Imo Momoh was just a teenager when he came to the United States from Nigeria to attend college and join his older sister, a student at Golden Gate University in San Francisco. Three months later, in the Fall of 2000, his sister left, and Imo was on his own. “It was hard,” he says. “I was by myself.”
For Momoh, those early years were difficult. At one point, as a student at California State University-East Bay in Hayward, things got bad enough that he confided in a school nurse. “We had built a friendly relationship and I told her I was stressed,” he says. “I just expressed the challenges and she listened. Sometimes you just want to vent and speak.”
He stuck it out through those tough times, and has used those experiences — and the trials of coming from another country and culture — to create a well of empathy and understanding that has informed his work as a leader in community mental health programs up and down the state.

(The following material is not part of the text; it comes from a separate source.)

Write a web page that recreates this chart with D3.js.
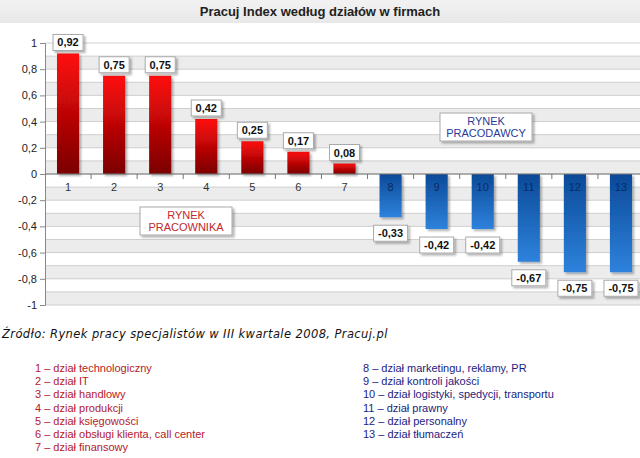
<!DOCTYPE html>
<html><head><meta charset="utf-8">
<script src="https://cdn.jsdelivr.net/npm/d3@7"></script>
<style>body{margin:0;background:#fff}svg{display:block}</style>
</head><body>
<script>
const categories = ["1","2","3","4","5","6","7","8","9","10","11","12","13"];
const values = [0.92,0.75,0.75,0.42,0.25,0.17,0.08,-0.33,-0.42,-0.42,-0.67,-0.75,-0.75];
const yTicks = [-1,-0.8,-0.6,-0.4,-0.2,0,0.2,0.4,0.6,0.8,1];
const legendLeft = ["1 – dział technologiczny","2 – dział IT","3 – dział handlowy","4 – dział produkcji","5 – dział księgowości","6 – dział obsługi klienta, call center","7 – dział finansowy"];
const legendRight = ["8 – dział marketingu, reklamy, PR","9 – dział kontroli jakości","10 – dział logistyki, spedycji, transportu","11 – dział prawny","12 – dział personalny","13 – dział tłumaczeń"];
const title = "Pracuj Index według działów w firmach";
const source = "Źródło: Rynek pracy specjalistów w III kwartale 2008, Pracuj.pl";

const W=640,H=458;
const svg=d3.select("body").append("svg").attr("width",W).attr("height",H);
const defs=svg.append("defs");
const gr=defs.append("linearGradient").attr("id","gRed").attr("x1",0).attr("y1",0).attr("x2",0).attr("y2",1);
gr.append("stop").attr("offset","0%").attr("stop-color","#ff0a0a");
gr.append("stop").attr("offset","100%").attr("stop-color","#7a0202");
const gb=defs.append("linearGradient").attr("id","gBlue").attr("x1",0).attr("y1",0).attr("x2",0).attr("y2",1);
gb.append("stop").attr("offset","0%").attr("stop-color","#0b4a98");
gb.append("stop").attr("offset","100%").attr("stop-color","#2e82dc");
const gh=defs.append("linearGradient").attr("id","gHead").attr("x1",0).attr("y1",0).attr("x2",0).attr("y2",1);
gh.append("stop").attr("offset","0%").attr("stop-color","#f2f2f2");
gh.append("stop").attr("offset","100%").attr("stop-color","#e8e8e8");
const sh=defs.append("filter").attr("id","shadow").attr("x","-20%").attr("y","-20%").attr("width","150%").attr("height","150%");
sh.append("feDropShadow").attr("dx",2).attr("dy",2).attr("stdDeviation",1.2).attr("flood-color","#000").attr("flood-opacity",0.3);

const fmt=v=>String(v).replace(".",",").replace("\u2212","-");

// header
svg.append("rect").attr("x",0).attr("y",0).attr("width",W).attr("height",23).attr("fill","url(#gHead)");
svg.append("text").attr("x",320).attr("y",16).attr("text-anchor","middle")
  .attr("font-family","Liberation Sans, Arial, sans-serif").attr("font-weight","bold").attr("font-size",13).attr("fill","#222").text(title);

const left=45,right=644;
const x=d3.scaleBand().domain(categories).range([left,right]).paddingInner(0.52).paddingOuter(0.26);
const y=d3.scaleLinear().domain([-1,1]).range([305,43]);

// background bands
const bands=d3.range(-1,1,0.2).map(v=>+v.toFixed(1));
svg.append("g").selectAll("rect").data(bands).join("rect")
  .attr("x",left).attr("width",W-left).attr("y",d=>y(d+0.1)).attr("height",d=>y(d)-y(d+0.1)).attr("fill","#ececec");
const minor=d3.range(-10,11).map(i=>i/10);
svg.append("g").selectAll("line").data(minor).join("line")
  .attr("x1",left).attr("x2",W).attr("y1",d=>y(d)).attr("y2",d=>y(d)).attr("stroke","#cfcfcf").attr("stroke-width",1);

// y axis
const ya=svg.append("g").attr("transform",`translate(${left},0)`)
  .call(d3.axisLeft(y).tickValues(yTicks).tickSize(5).tickPadding(3).tickFormat(d=>fmt(+d.toFixed(1))));
ya.select(".domain").attr("stroke","#888");
ya.selectAll(".tick line").attr("stroke","#888");
ya.selectAll("text").attr("font-family","Liberation Sans, Arial, sans-serif").attr("font-size",11).attr("fill","#222");

// bars
const data=categories.map((c,i)=>({c,v:values[i]}));
svg.append("g").selectAll("rect").data(data).join("rect")
  .attr("x",d=>x(d.c)).attr("width",x.bandwidth())
  .attr("y",d=>y(Math.max(0,d.v))).attr("height",d=>Math.abs(y(d.v)-y(0)))
  .attr("fill",d=>d.v>=0?"url(#gRed)":"url(#gBlue)").attr("filter","url(#shadow)");

// zero axis
svg.append("line").attr("x1",left).attr("x2",W).attr("y1",y(0)).attr("y2",y(0)).attr("stroke","#777");
const step=x.step();
svg.append("g").selectAll("line").data(categories.slice(1)).join("line")
  .attr("x1",d=>x(d)-(x.paddingInner()*step)/2).attr("x2",d=>x(d)-(x.paddingInner()*step)/2)
  .attr("y1",y(0)).attr("y2",y(0)+5).attr("stroke","#777");

// category labels
svg.append("g").selectAll("text").data(data).join("text")
  .attr("x",d=>x(d.c)+x.bandwidth()/2).attr("y",y(0)+17).attr("text-anchor","middle")
  .attr("font-family","Liberation Sans, Arial, sans-serif").attr("font-size",11)
  .attr("fill",d=>d.v>=0?"#333":"#0b2a60").text(d=>d.c);

// value label boxes
const lg=svg.append("g").selectAll("g").data(data).join("g");
lg.each(function(d){
  const g=d3.select(this);
  const cx=x(d.c)+x.bandwidth()/2;
  const t=d.v.toFixed(2).replace(".",",");
  const w=d.v>=0?30:34, h=16;
  const yb=d.v>=0? y(d.v)-3-h : y(d.v)+8;
  g.append("rect").attr("x",cx-w/2).attr("y",yb).attr("width",w).attr("height",h)
    .attr("fill","#fff").attr("stroke","#aaa").attr("stroke-width",1).attr("filter","url(#shadow)");
  g.append("text").attr("x",cx).attr("y",yb+12).attr("text-anchor","middle")
    .attr("font-family","Liberation Sans, Arial, sans-serif").attr("font-weight","bold").attr("font-size",11).attr("fill","#111").text(t);
});

// annotation boxes
function note(cx,cy,lines,color){
  const w=92,h=28;
  svg.append("rect").attr("x",cx-w/2).attr("y",cy-h/2).attr("width",w).attr("height",h)
    .attr("fill","#fff").attr("stroke","#aaa").attr("filter","url(#shadow)");
  lines.forEach((l,i)=>svg.append("text").attr("x",cx).attr("y",cy-2+i*12).attr("text-anchor","middle")
    .attr("font-family","Liberation Sans, Arial, sans-serif").attr("font-size",11).attr("fill",color).text(l));
}
note(186,221,["RYNEK","PRACOWNIKA"],"#c0282c");
note(486,127,["RYNEK","PRACODAWCY"],"#2a3a9a");

// source
svg.append("text").attr("x",2).attr("y",338).attr("font-family","DejaVu Sans, Verdana, sans-serif")
  .attr("font-style","italic").attr("font-size",11.5).attr("letter-spacing",0.4).attr("fill","#111").text(source);

// legends
svg.append("g").selectAll("text").data(legendLeft).join("text")
  .attr("x",35).attr("y",(d,i)=>372+i*13.2).attr("font-family","Liberation Sans, Arial, sans-serif").attr("font-size",11)
  .attr("fill","#b4202a").text(d=>d);
svg.append("g").selectAll("text").data(legendRight).join("text")
  .attr("x",363).attr("y",(d,i)=>372+i*13.2).attr("font-family","Liberation Sans, Arial, sans-serif").attr("font-size",11)
  .attr("fill","#1c1c80").text(d=>d);
</script>
</body></html>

“I know the challenges that exist when you try to assimilate into a new culture,” he says. “I understand the struggles people have in trying to understand a new system and feed your family. I understand not being able to pay rent, and what do you do? It can affect your mental stability, your emotional health. And if your mental health is affected, it affects your physical health.”
Momoh used the self-reliance he learned at an early age when he was sent off to boarding school at 11. He pushed through, completing his bachelor’s degree in 2005 and rolling straight into a master’s program, all at the Cal State campus. Two decades later, Momoh would receive a 40 under 40 award from Cal State, recognizing him for his contributions in health care.
“Mentally I’m conditioned to be independent,” he says. “I was away from home early. Coming to the States, I had a level of independence that maybe others didn’t have. I learned that I should just accept who I was and embrace my culture, where I really come from, as opposed to trying to be what I’m not, or trying to act as someone else.”